So yeah… I got concussed last night.

First concussion ever, which… I mean… come on… that’s pretty impressive that I made it twenty-three years, right?

Anyway… I went up for the Mutumbo block on a fast break, took the contact, and fell back head first onto the hardwood. Just absolutely SMACKED my head down… popped off that wood like a trampoline. Brain bouncing around my skull like a Lil Scrappy video. Dizziness, confusion, all of it. Absolutely, 100% concussed.

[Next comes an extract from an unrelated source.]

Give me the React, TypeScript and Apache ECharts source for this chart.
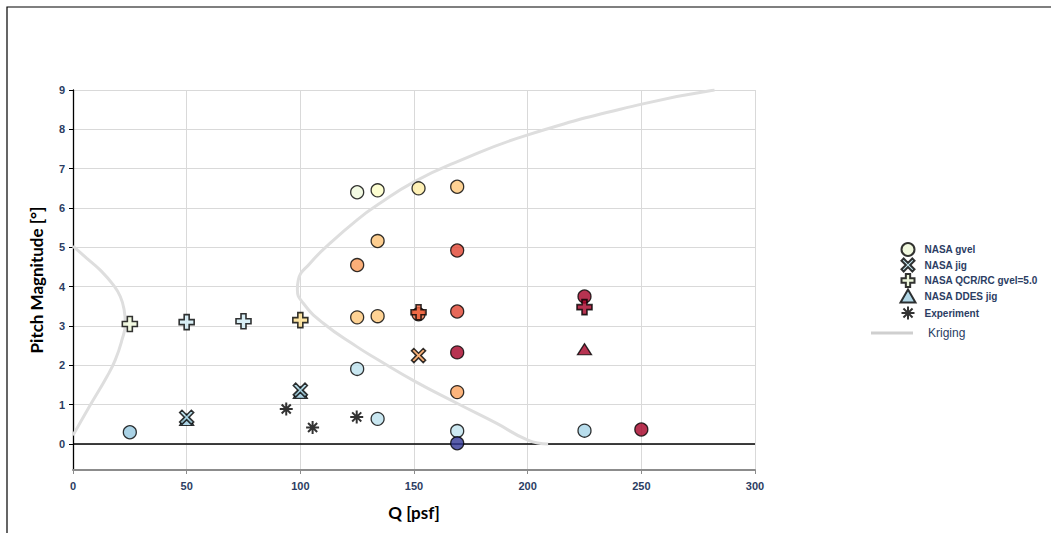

Did I stay in the game? Of course. I ate that fall like the warrior that I am. Ball Is Life is not a phrase I take lightly. And I figured I’d be good if I just walked it off. You know, like how you’re supposed to keep playing after rolling your ankle. Can’t let that thing swell up, right?

Two minutes later:

Two minutes later I absolutely could not tell you a single one of my teammates. Deadass completely forgot who I was playing with, and just kind of lucked my way into the right pass on the two or three occasions where I touched the ball. This is the court I’ve been playing on since I was five years old, and I shit you not, I couldn’t recognize it. And after about four possessions and one completely bricked three pointer, I forgot what basket I was even shooting at and just walked off the court before it got worse. Took like thirty minutes until my brain somewhat started working again, but I can’t tell you a single thing that happened in those thirty minutes.

So if my takes come off too hot today… or don’t come out at all… just know that I’m out here laying it all out on the line, staring at a computer screen all day with what any licensed doctor would diagnose as a concussion, because that’s just the kind of team player I am. I don’t do this for me… I do this for you. I do this to bring you the bulldozer fights and the Conor McGregor-to-WWE theories and the very real comparisons between human nature and this self-aware basset hound. And if I die on this field, or experience seizures for looking at a computer screen for eighteen hours with a very evident concussion today, know that I did this for you. Texas Forever.